Once I saw that, I understood what the providers are actually after. They are not competing for my file search. They know I will run that locally forever; it is cheap and it is solved. They are after the residue: the deep read of my private self, the one thing local cannot do yet, and the one thing you can only do if you are holding the whole archive.

And in the last year they have all moved to hold it. Every major assistant now keeps a memory, not a short list of facts you save by hand, but a synthesized model of you, assembled in the background from everything you have ever typed at it. ChatGPT now reads across years of your past conversations and carries forward what it learns. Claude builds the same kind of running summary and refreshes it on a regular cadence. Gemini turned it on by default. All three pushed it down to their free tiers inside the last year. None of that is aimed at the file search I can already do in my closet. It is aimed squarely at the one thing my closet cannot reach.

“Let us remember everything for you” is not a convenience feature, then. It is a bid for the one query that is worth anything. And the switching cost they are building is not the usual product lock-in.

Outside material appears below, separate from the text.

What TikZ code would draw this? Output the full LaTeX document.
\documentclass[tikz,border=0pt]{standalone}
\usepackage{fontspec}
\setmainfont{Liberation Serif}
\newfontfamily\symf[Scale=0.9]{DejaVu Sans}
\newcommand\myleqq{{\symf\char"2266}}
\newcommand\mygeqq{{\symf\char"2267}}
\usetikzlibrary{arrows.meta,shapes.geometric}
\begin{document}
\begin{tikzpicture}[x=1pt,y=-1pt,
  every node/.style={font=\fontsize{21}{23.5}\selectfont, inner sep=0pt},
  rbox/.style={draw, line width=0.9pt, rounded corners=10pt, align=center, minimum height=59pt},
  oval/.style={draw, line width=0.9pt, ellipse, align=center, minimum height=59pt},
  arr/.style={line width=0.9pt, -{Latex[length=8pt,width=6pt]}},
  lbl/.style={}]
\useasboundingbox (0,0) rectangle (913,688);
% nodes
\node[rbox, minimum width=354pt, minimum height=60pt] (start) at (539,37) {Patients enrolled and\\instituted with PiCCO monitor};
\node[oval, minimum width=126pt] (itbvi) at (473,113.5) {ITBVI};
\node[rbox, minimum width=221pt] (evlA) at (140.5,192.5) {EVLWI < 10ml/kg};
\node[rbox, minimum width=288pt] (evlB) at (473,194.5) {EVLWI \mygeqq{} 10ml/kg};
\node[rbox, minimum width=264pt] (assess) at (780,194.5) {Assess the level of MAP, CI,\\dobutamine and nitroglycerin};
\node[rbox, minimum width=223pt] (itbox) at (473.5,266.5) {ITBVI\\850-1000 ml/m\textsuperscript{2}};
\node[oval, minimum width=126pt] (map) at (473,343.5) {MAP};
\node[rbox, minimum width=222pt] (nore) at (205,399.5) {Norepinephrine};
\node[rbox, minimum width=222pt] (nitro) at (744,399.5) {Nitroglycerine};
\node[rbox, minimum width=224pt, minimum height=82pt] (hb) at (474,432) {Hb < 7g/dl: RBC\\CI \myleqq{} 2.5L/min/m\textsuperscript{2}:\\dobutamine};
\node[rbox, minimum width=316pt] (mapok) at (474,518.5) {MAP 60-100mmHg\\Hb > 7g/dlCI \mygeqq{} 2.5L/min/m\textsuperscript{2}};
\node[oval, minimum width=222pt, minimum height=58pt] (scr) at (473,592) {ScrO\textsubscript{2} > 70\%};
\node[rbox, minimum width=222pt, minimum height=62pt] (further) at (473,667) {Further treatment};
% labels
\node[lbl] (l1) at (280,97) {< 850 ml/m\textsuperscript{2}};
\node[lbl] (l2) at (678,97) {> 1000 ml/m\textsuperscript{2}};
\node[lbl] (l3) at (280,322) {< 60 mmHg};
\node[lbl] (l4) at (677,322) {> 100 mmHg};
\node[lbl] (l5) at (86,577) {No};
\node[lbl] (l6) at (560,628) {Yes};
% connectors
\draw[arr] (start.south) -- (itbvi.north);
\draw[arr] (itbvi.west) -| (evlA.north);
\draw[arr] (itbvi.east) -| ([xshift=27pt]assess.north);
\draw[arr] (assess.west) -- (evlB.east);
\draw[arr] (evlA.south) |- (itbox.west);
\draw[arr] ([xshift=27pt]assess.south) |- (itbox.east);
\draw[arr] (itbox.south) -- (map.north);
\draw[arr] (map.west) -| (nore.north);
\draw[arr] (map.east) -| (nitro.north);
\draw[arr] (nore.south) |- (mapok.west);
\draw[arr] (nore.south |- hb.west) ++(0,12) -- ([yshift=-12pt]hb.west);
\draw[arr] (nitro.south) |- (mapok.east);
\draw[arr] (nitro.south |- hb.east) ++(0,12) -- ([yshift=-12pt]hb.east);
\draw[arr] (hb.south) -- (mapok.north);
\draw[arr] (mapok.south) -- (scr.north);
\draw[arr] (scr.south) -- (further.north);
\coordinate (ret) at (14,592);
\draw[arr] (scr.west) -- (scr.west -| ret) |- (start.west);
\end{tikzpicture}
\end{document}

Not my workflows, not my integrations, the things I could rebuild in a weekend. It is my own accumulated past, which I cannot rebuild at all. The longer they hold my memory, the better the answer only they can give becomes, and the less leaving makes any sense. The lock-in compounds on its own, every day, whether or not I open the app.

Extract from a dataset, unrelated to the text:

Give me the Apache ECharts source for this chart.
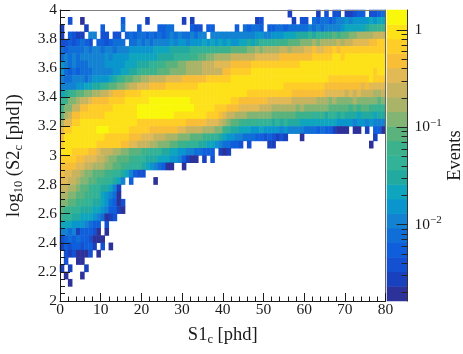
<!DOCTYPE html>
<html><head><meta charset="utf-8">
<style>html,body{margin:0;padding:0;background:#fff}#c{width:463px;height:354px}</style>
<script src="https://cdn.jsdelivr.net/npm/echarts@6/dist/echarts.min.js"></script>
</head><body><div id="c"></div>
<script>
// Lower edges of the S1c bins (phd) come from the 80 one-phd columns; log10(S2c) bins are 0.05 wide.
const xTicks = [0,10,20,30,40,50,60,70,80];
const yBinLows = ["3.95","3.90","3.85","3.80","3.75","3.70","3.65","3.60","3.55","3.50","3.45","3.40","3.35","3.30","3.25","3.20","3.15","3.10","3.05","3.00","2.95","2.90","2.85","2.80","2.75","2.70","2.65","2.60","2.55","2.50","2.45","2.40","2.35","2.30","2.25","2.20","2.15","2.10"];
// One string per y bin, one character per x bin: colour-bar step (0-9,a-j), '.' = empty.
const cellSteps = [
".......... .......... .......... .......... .......... ......1... ...1.2.22. 11233.2234",
"..2..0.... .....3.... .1........ 1.1....... ........12 .......1.2 2.43443455 6566667677",
"1.....1... 3....4...3 ....3344.. ..322.33.. ...3.43443 .334434444 4545455556 77777899aa",
"1.3211.55. 22.22.3434 4343434545 445455.555 5555555566 5566677788 89899aabab bccddddeee",
"22323432.3 323444.445 4545555656 6566676767 6766778789 999aaabbbc ccdcdddded eeffffgghh",
"4344445455 4554555666 6667777888 8899999a9a aabbbbccdc ddddeedeee ffgffgghgh hhhhhhhhhh",
"4545455555 5656666777 7777888899 99aabbccdd ddeeeeeeff ffffgggggg gghhhhhiih iiiiiiiiii",
"6545444555 5666667778 8899aabbbc cddddeeeff ffggggghhh hhhhhhhhhi iiiiiiiiii iiiiiiiiii",
"6434344455 5556677889 aaaabbbccc cddddeeeee gghhhhhiii iiiiiiiiii iiiiiiiiii iiiiiiihii",
"5445554566 66789abbcc ddeeeeffff gggggghhhh hhiiiiiiii iiiiiiiiii iiiiiihhhh hhhhhhihhh",
"5555667788 9abbccdeef ffgggghhhh hhhhiiiiii iiiiiiiiii iiiiihhhhh hhhhhggggg ggggfgffff",
"789abbccdd eefggghhhh iiiiiiiiii iiiiiiiiii iiiiiihhhh hhhhhhhggg gggggfffff efefeeedde",
"9accdeefgg gghhhhiiii iijjjjjjjj jjiiiiiiii iihhgggggg gffffffeee eeedddcdcc ccdcccccbc",
"acceegghhh hhhiiiiiij jjjjjjjjjj jjjiiiiihh hgggfffffe eeddddddcd ccccccbbbb bababbaa9a",
"bdegghhhhh hiiiiiiiij jjjjjjjjii iiiiiihhhg feedddcccc ccbbbbbbaa aa99a89989 8887888788",
"dffhhiiiii iiiiiiiiih hhhhhhhhhh hgggggfffe dcbbaa9a99 9989898887 7777777766 6656656555",
"fhhiiiiiij jjiiiiihhh hhgggggggf feeeedddcc a988777667 6666565555 4443433100 0.00.1.330",
"giiiiiiiii ihhhhhhggg fffeeedddc ccbbbaa998 7665544433 232121...0 .......... .......1..",
"hiiiiiiiih hhhhhggffe eeddcccbba a999887765 44332.2... .11....... .......... ......0...",
"iiihhhhggf eeeddccbbb aa99988776 65544333.1 01........",
"hhhhggfffe edccbbbaa9 9888777665 3100.1.2..",
"ggggffeedd dccbbaa999 87654300.. 0.........",
"gffeedccbb baa9987532 2.........",
"ffeedccbba a99875.3.. ...0......",
"eeddcbba99 88751.....",
"ddccbbaa99 76540.....",
"ccbbaa9988 764302....",
"baa9988877 653310....",
"a998877765 4012......",
"7776665433 .2........",
"5545133320 .0........",
"2343433200 0.........",
"132332331. 2.0.......",
".2120002.0",
".2..00....",
"1.1...1...",
".0...0....",
"..0......."
];
// Events per bin at each colour-bar step, and the step edges.
const stepEvents = [0.00194,0.00274,0.00387,0.00546,0.00771,0.01087,0.0153,0.0216,0.0305,0.0431,0.0608,0.0859,0.121,0.171,0.241,0.34,0.48,0.677,0.956,1.35];
const stepEdges = [0.001637,0.00231,0.00326,0.0046,0.00649,0.00916,0.0129,0.0182,0.0257,0.0363,0.0512,0.0723,0.102,0.144,0.203,0.286,0.404,0.57,0.805,1.135,1.6];
const barMajorDecades = [-2,-1,0];
const barMinorFactors = [2,3,4,5,6,7,8,9];

const stepColors = ['#2D329B','#1941BE','#1450D2','#0F5FDC','#0F6ED7','#1482D2','#0A96CD','#0FA5BE','#23AAA0','#32B296','#3CB28C','#5AB27D','#82B473','#AAB469','#C8B45F','#E1B955','#F8BE37','#FFCD28','#FDE119','#FAF80A'];
const SERIF = '"Liberation Serif","Times New Roman",serif';
const INK = '#1a1a1a';

const xBins = []; for (let i=0;i<80;i++) xBins.push(String(i));
const yBins = ["2.00","2.05"].concat(yBinLows.slice().reverse());
const heatData = [];
cellSteps.forEach(function(row,r){
  const s=row.replace(/ /g,'');
  for(let c=0;c<s.length;c++){
    if(s[c]==='.') continue;
    heatData.push([c, yBins.indexOf(yBinLows[r]), stepEvents[parseInt(s[c],20)]]);
  }
});
const barCats = stepEvents.map(String);
const barData = stepEvents.map(function(v,i){return [0,i,v];});
const barMinor = [];
[-3,-2,-1].forEach(function(d){barMinorFactors.forEach(function(f){
  const v=d+Math.log10(f); if(v>-2.786) barMinor.push(v);
});});
const pieces = stepColors.map(function(col,i){return {gte:stepEdges[i],lt:stepEdges[i+1],color:col};});

const sub = {fontFamily:SERIF,fontSize:12.5,color:INK,padding:[9,0,0,0]};
const base = {fontFamily:SERIF,fontSize:18.5,color:INK};
const tickLabel = {fontFamily:SERIF,fontSize:15.5,color:INK};

const chart = echarts.init(document.getElementById('c'),null,{renderer:'canvas'});
chart.setOption({
  animation:false,
  backgroundColor:'#fff',
  grid:[
    {left:60,top:10,width:325.5,height:291,outerBoundsMode:'none'},
    {left:387,top:10,width:20.5,height:291,outerBoundsMode:'none'}
  ],
  visualMap:{type:'piecewise',show:false,seriesIndex:[0,1],pieces:pieces},
  xAxis:[
    {gridIndex:0,type:'category',data:xBins,show:false},
    {gridIndex:0,type:'value',min:0,max:80,interval:10,position:'bottom',z:5,
     axisLine:{show:true,onZero:false,lineStyle:{color:INK,width:1}},
     axisTick:{show:true,inside:true,length:8,lineStyle:{color:INK}},
     minorTick:{show:true,splitNumber:5,length:4.5,lineStyle:{color:INK}},
     splitLine:{show:false},
     axisLabel:Object.assign({margin:1,customValues:xTicks},tickLabel),
     name:'{a|S1}{s|c}{a| [phd]}',nameLocation:'middle',nameGap:23,
     nameTextStyle:{rich:{a:base,s:sub}}},
    {gridIndex:0,type:'value',min:0,max:80,position:'top',z:5,
     axisLine:{show:true,onZero:false,lineStyle:{color:'#808080',width:1}},
     axisTick:{show:false},axisLabel:{show:false},splitLine:{show:false}},
    {gridIndex:1,type:'category',data:['bar'],show:false}
  ],
  yAxis:[
    {gridIndex:0,type:'category',data:yBins,show:false},
    {gridIndex:0,type:'value',min:2,max:4,interval:0.2,position:'left',z:5,
     axisLine:{show:true,onZero:false,lineStyle:{color:INK,width:1}},
     axisTick:{show:true,inside:true,length:10,lineStyle:{color:INK}},
     minorTick:{show:true,splitNumber:4,length:5,lineStyle:{color:INK}},
     splitLine:{show:false},
     axisLabel:Object.assign({margin:3},tickLabel),
     name:'{a|log}{s|10}{a| (S2}{s|c}{a| [phd])}',nameLocation:'middle',nameGap:35,
     nameTextStyle:{rich:{a:base,s:sub}}},
    {gridIndex:0,type:'value',min:2,max:4,position:'right',z:5,
     axisLine:{show:true,onZero:false,lineStyle:{color:'#666',width:1}},
     axisTick:{show:false},axisLabel:{show:false},splitLine:{show:false}},
    {gridIndex:1,type:'category',data:barCats,show:false},
    {gridIndex:1,type:'value',min:-2.786,max:0.205,position:'right',z:5,
     axisLine:{show:true,onZero:false,lineStyle:{color:'#333',width:1}},
     axisTick:{show:true,inside:true,length:11,customValues:barMajorDecades,lineStyle:{color:'#222'}},
     splitLine:{show:false},
     axisLabel:Object.assign({margin:7,customValues:barMajorDecades,
       formatter:function(v){return v===0?'{n|1}':'{n|10}{u|\u2212'+Math.abs(v)+'}';},
       rich:{n:tickLabel,u:{fontFamily:SERIF,fontSize:11,color:INK,padding:[0,0,8,0]}}},tickLabel),
     name:'Events',nameLocation:'middle',nameGap:34,
     nameTextStyle:{fontFamily:SERIF,fontSize:18.5,color:INK}},
    {gridIndex:1,type:'value',min:-2.786,max:0.205,position:'right',z:5,
     axisLine:{show:false},
     axisTick:{show:true,inside:true,length:6,customValues:barMinor,lineStyle:{color:'#222'}},
     axisLabel:{show:false},splitLine:{show:false}}
  ],
  series:[
    {type:'heatmap',xAxisIndex:0,yAxisIndex:0,data:heatData,progressive:0,silent:true,emphasis:{disabled:true}},
    {type:'heatmap',xAxisIndex:3,yAxisIndex:3,data:barData,progressive:0,silent:true,emphasis:{disabled:true}}
  ]
});
</script></body></html>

That is the quiet shift in personal AI. Personal used to mean mine: on my machine, under my control. It is starting to mean about me. Held elsewhere, learned from me, improving for them the longer I stay.

I would rather wait

There is one reason this is not simply a loss: the residue is shrinking. Local models are closing the gap year over year, doing more of that private inference well enough that the distance between what runs in my closet and what runs in a datacenter keeps narrowing. It is the same floor rising I wrote about in The Average of the Public Web, except this time it is climbing toward the one private thing I meant to keep. So the real contest is about speed: whether the local brain grows capable of that deep read before convenience talks me into sending myself out to get it sooner.

There is an answer I could have tonight. Point the agent at the journals, let it send the lot to someone else’s model, and by morning I would have the briefing I actually want: not the weather and my calendar, but the pattern in myself I keep missing. It would go out under contract, not made public, not training data, but it would still leave my hands, and this is the one thing I am not willing to send. So I am leaving the question unasked, refusing the most useful thing the tool could do, not because it would fail but because it would work. I would rather keep the memory mine and wait for the brain to come home than rent myself out to get the answer a year early.